Il est vrai que les effets matériels de cette loi semblent limités. La loi ne précise pas à partir de quand Alfred Dreyfus serait élevé au grade de général de brigade : 1906 (date de son reclassement), 1935 (date de son décès) ou 2025. « À titre posthume » est une formule équivoque qui semble néanmoins écarter 1906. La portée de la loi reste prioritairement symbolique : il n’y aura aucune conséquence matérielle pour ses ayants-droits. Le texte ne comporte pas d’alinéa complémentaire qui viendrait matérialiser cette élévation ou en tirer les conséquences. Ses détracteurs pourraient lui faire reproche, comme en leur temps aux lois dites « mémorielles », de n’être pas vraiment une norme, dès lors qu’elle ne comporte ni interdiction, autorisation ou sanction. Pourtant, si le processus législatif arrive à son terme, il faudra appeler Alfred Dreyfus non plus capitaine mais général de brigade, ce qui n’est pas seulement symbolique. Du reste, et le déploiement des actes étatiques de reconnaissance des crimes et torts passés le montre, la production du symbolique est bel et bien du domaine de la loi, pour peu que l’on parvienne à lui donner formellement un vague effet normatif.
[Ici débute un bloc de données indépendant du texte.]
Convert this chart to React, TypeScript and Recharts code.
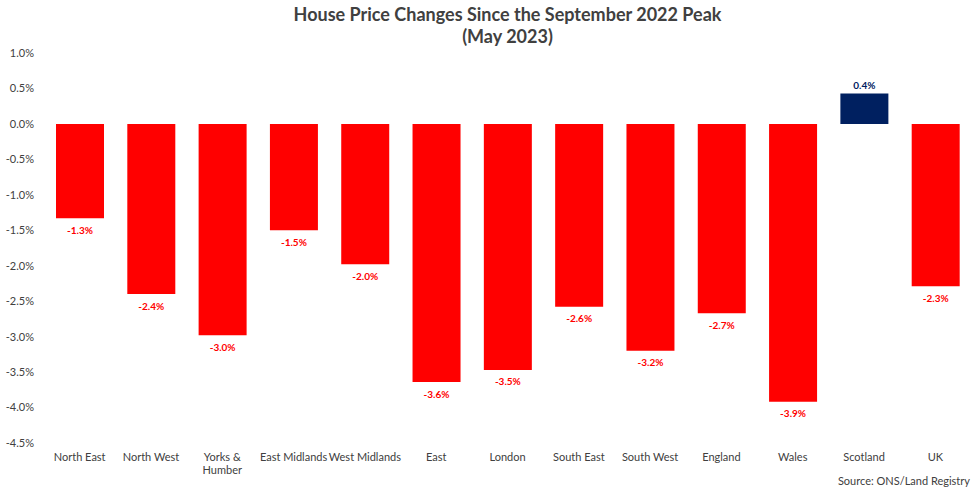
import { BarChart, Bar, XAxis, YAxis, Cell, LabelList } from 'recharts'

const regions = [
  'North East',
  'North West',
  'Yorks & Humber',
  'East Midlands',
  'West Midlands',
  'East',
  'London',
  'South East',
  'South West',
  'England',
  'Wales',
  'Scotland',
  'UK',
]
const changePct = [-1.33, -2.4, -2.98, -1.5, -1.98, -3.64, -3.47, -2.58, -3.2, -2.67, -3.92, 0.43, -2.29]
const yTicks = [1, 0.5, 0, -0.5, -1, -1.5, -2, -2.5, -3, -3.5, -4, -4.5]
// labels that wrap onto two lines in the original
const wrapped: Record<string, string[]> = { 'Yorks & Humber': ['Yorks &', 'Humber'] }

const RED = '#FF0000'
const NAVY = '#002060'
const TEXT = '#404040'
const FONT = 'Lato, "Open Sans", sans-serif'

const data = regions.map((name, i) => ({ name, v: changePct[i] }))

function CatTick(props: any) {
  const { x, y, payload } = props
  const lines = wrapped[payload.value] ?? [payload.value]
  return (
    <text x={x} y={y + 2} textAnchor="middle" fill={TEXT} fontSize={11} fontFamily={FONT}>
      {lines.map((l, i) => (
        <tspan key={i} x={x} dy={i === 0 ? '0.71em' : 13}>
          {l}
        </tspan>
      ))}
    </text>
  )
}

function ValueLabel(props: any) {
  const { x, y, width, height, value } = props
  const top = Math.min(y, y + height)
  const bottom = Math.max(y, y + height)
  const neg = value < 0
  return (
    <text
      x={x + width / 2}
      y={neg ? bottom + 12 : top - 8}
      dy="0.35em"
      textAnchor="middle"
      fill={neg ? RED : NAVY}
      fontSize={10}
      fontWeight="bold"
      fontFamily={FONT}
    >
      {`${value.toFixed(1)}%`}
    </text>
  )
}

export default function App() {
  return (
    <div style={{ position: 'absolute', left: 0, top: 0, width: 975, height: 489, background: '#fff', fontFamily: FONT }}>
      <div
        style={{
          position: 'absolute',
          left: 44,
          width: 927,
          top: 3,
          textAlign: 'center',
          color: TEXT,
          fontWeight: 'bold',
          fontSize: 18,
          lineHeight: '22px',
        }}
      >
        House Price Changes Since the September 2022 Peak
        <br />
        (May 2023)
      </div>
      <BarChart
        width={975}
        height={489}
        data={data}
        margin={{ top: 53, right: 4, left: 0, bottom: 6 }}
        barSize={48}
      >
        <YAxis
          width={44}
          domain={[-4.5, 1]}
          ticks={yTicks}
          interval={0}
          axisLine={false}
          tickLine={false}
          tickMargin={4}
          tickFormatter={(v: number) => `${v.toFixed(1)}%`}
          tick={{ fill: TEXT, fontSize: 11, fontFamily: FONT }}
        />
        <XAxis
          dataKey="name"
          height={40}
          interval={0}
          axisLine={false}
          tickLine={false}
          tick={<CatTick />}
        />
        <Bar dataKey="v" isAnimationActive={false}>
          {data.map((d, i) => (
            <Cell key={i} fill={d.v >= 0 ? NAVY : RED} />
          ))}
          <LabelList dataKey="v" content={<ValueLabel />} />
        </Bar>
      </BarChart>
      <div
        style={{
          position: 'absolute',
          right: 5,
          top: 474,
          fontSize: 11,
          color: TEXT,
        }}
      >
        Source: ONS/Land Registry
      </div>
    </div>
  )
}
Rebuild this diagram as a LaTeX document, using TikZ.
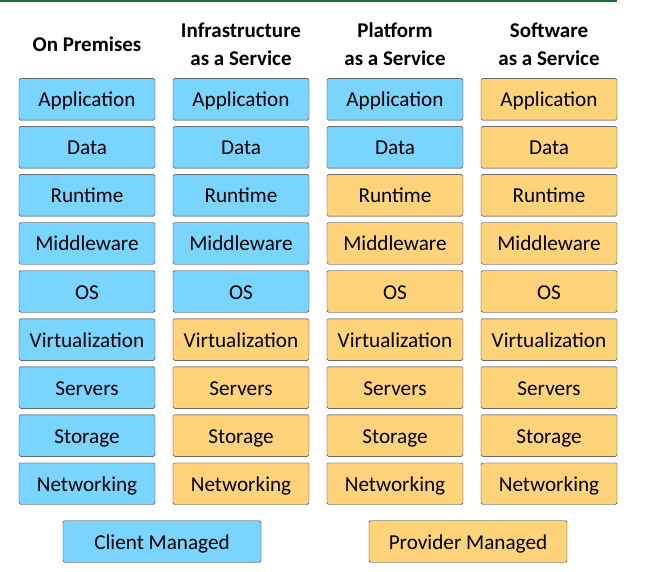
\documentclass[tikz,border=0pt]{standalone}
\usepackage{fontspec}
\setmainfont{Carlito}
\usetikzlibrary{positioning}

\definecolor{clientblue}{HTML}{79D5FE}
\definecolor{providerorange}{HTML}{FFD37A}
\definecolor{rulegreen}{HTML}{1E6B3A}

\begin{document}
\begin{tikzpicture}[x=1pt,y=-1pt,
    layer/.style={draw=black!85,thin,rounded corners=1.5pt,minimum width=136pt,minimum height=41.5pt,inner sep=0pt,text height=15pt,text depth=0pt,font=\fontsize{21.2}{24}\selectfont},
    client/.style={layer,fill=clientblue},
    provider/.style={layer,fill=providerorange},
    head/.style={align=center,font=\fontsize{21}{28}\selectfont\bfseries}]

    % page
    \useasboundingbox (0,0) rectangle (671,571);
    \coordinate (gl) at (0,0.75);
    \coordinate (gr) at (617,0.75);
    \draw[rulegreen,line width=1.5pt] (gl) -- (gr);

    % column heads
    \node[head] (h1) at (87,44) {On Premises};
    \node[head] (h2) at (241,44) {Infrastructure\\as a Service};
    \node[head] (h3) at (395,44) {Platform\\as a Service};
    \node[head] (h4) at (549,44) {Software\\as a Service};

    % stack layers (\n = number of client managed layers per column)
    \foreach \r/\l in {1/Application,2/Data,3/Runtime,4/Middleware,5/OS,6/Virtualization,7/Servers,8/Storage,9/Networking}{
        \foreach \c/\n in {1/9,2/5,3/2,4/0}{
            \ifnum\r>\n \def\sty{provider}\else \def\sty{client}\fi
            \node[\sty] (c\c r\r) at ({87+154*(\c-1)},{99.3+48.05*(\r-1)}) {\l};
        }
    }

    % legend
    \node[client,minimum width=198pt] (client) at (162,541.5) {Client Managed};
    \node[provider,minimum width=198pt] (provider) at (468,541.5) {Provider Managed};

\end{tikzpicture}
\end{document}
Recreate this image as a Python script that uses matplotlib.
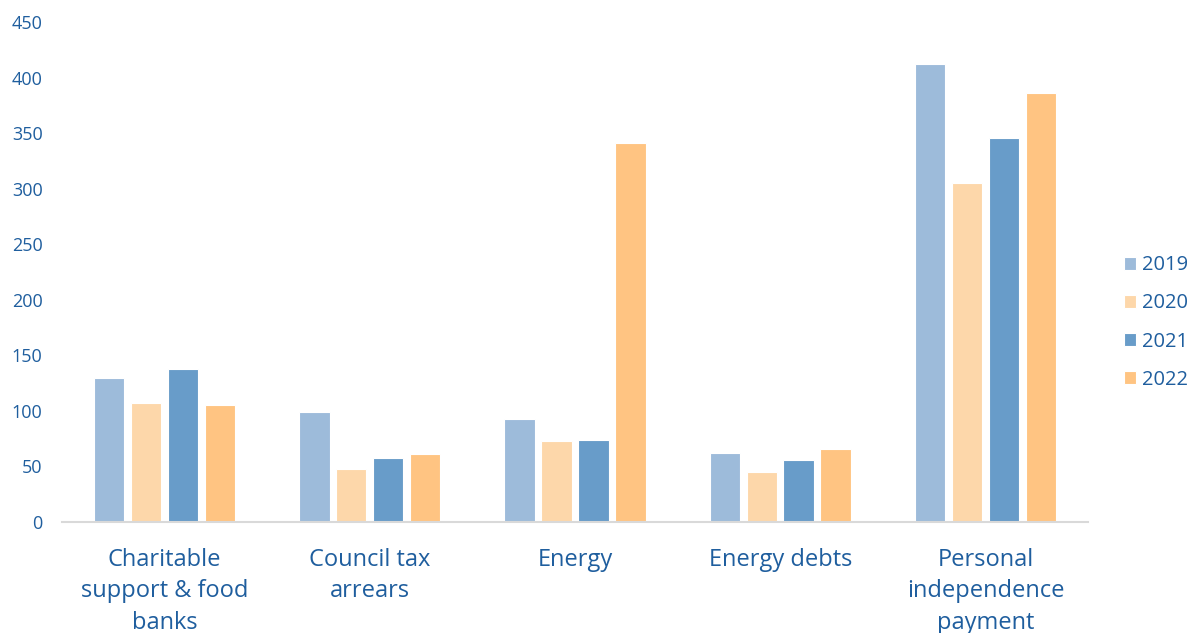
import numpy as np
import matplotlib.pyplot as plt

plt.rcParams['font.family'] = ['Open Sans', 'DejaVu Sans']

categories = ['Charitable\nsupport & food\nbanks', 'Council tax\narrears', 'Energy',
              'Energy debts', 'Personal\nindependence\npayment']
years = ['2019', '2020', '2021', '2022']
v2019 = [130, 99, 93, 62, 412]
v2020 = [107, 48, 73, 45, 305]
v2021 = [138, 58, 74, 56, 346]
v2022 = [105, 61, 341, 66, 386]

colors = ['#9DBBDA', '#FDD7AA', '#689CC9', '#FFC482']
text_col = '#1F5E9E'

fig = plt.figure(figsize=(11.87, 6.33), dpi=100)
ax = fig.add_axes([0.0522, 0.1754, 0.8644, 0.7898])

x = np.arange(len(categories))
step = 0.18
width = 0.148
for i, (vals, yr) in enumerate(zip([v2019, v2020, v2021, v2022], years)):
    ax.bar(x + (i - 1.5) * step, vals, width, color=colors[i], label=yr,
           edgecolor='white', linewidth=0.8)

ax.set_xlim(-0.5, 4.5)
ax.set_ylim(0, 450)
ax.set_yticks(range(0, 451, 50))
for s in ['top', 'right', 'left']:
    ax.spines[s].set_visible(False)
ax.spines['bottom'].set_color('#D9D9D9')
ax.spines['bottom'].set_linewidth(1.5)
ax.tick_params(axis='y', length=0, labelsize=13, labelcolor=text_col, pad=14)
ax.tick_params(axis='x', length=0)
ax.set_xticks(x)
ax.set_xticklabels([])
for xi, lab in zip(x, categories):
    ax.annotate(lab, (xi, 0), xycoords=('data', 'axes fraction'),
                xytext=(0, -18.5), textcoords='offset points', ha='center', va='top',
                fontsize=17, color=text_col, linespacing=1.43)

leg = ax.legend(loc='center left', bbox_to_anchor=(1.017, 0.399), frameon=False,
                fontsize=14.5, handlelength=0.6, handleheight=0.6, handletextpad=0.3,
                labelspacing=0.9)
for t in leg.get_texts():
    t.set_color(text_col)

fig.savefig('out.png', dpi=100)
En revenant sur le passé, les lois modifient nécessairement la perception que nous pouvons en avoir et diffusent un nouveau sens commun devenu légitime.
S’agit-il de réécrire ou de réparer le passé ?
La question est de savoir pourquoi avoir recours à une loi pour un cas individuel. Il y a un précédent : la loi n° 68-1180 du 27 décembre 1968 replace le général d’armée Catroux dans la première section du cadre des officiers généraux de l’armée de terre. La pratique n’est donc pas nouvelle, à la différence que cette promotion a été faite du vivant du général Catroux qui a pu bénéficier, comme ses ayants-droits, des avantages matériels liés à ce reclassement. Dans le cas d’Alfred Dreyfus, la finalité de la loi est autre : il s’agit de réparer par la loi une injustice commise par une loi précédente. C’est une loi de réparation qui entre dans la catégorie de ce que nous pouvons appeler les actes de reconnaissance. En reconnaissant indirectement que le législateur républicain de 1906 a commis une injustice, le législateur de 2025 crée deux fictions juridiques. D’abord, il rétablit la carrière militaire d’un individu absent du temps qui est le sien, comme s’il pouvait réécrire une biographie pour la redresser. Ensuite, il organise une relation officielle avec un passé qu’il estime toujours présent et agissant. Il rend ce passé actuel et il construit, par ce moyen, une mémoire collective. Il n’est donc pas tant question de réécrire l’histoire que de réparer un passé que l’on choisit, pour des raisons conjoncturelles, de rendre présent. C’est une manière de ne pas oublier l’affaire Dreyfus et d’assumer le lien transhistorique qui lierait notre présent à ce passé troublé.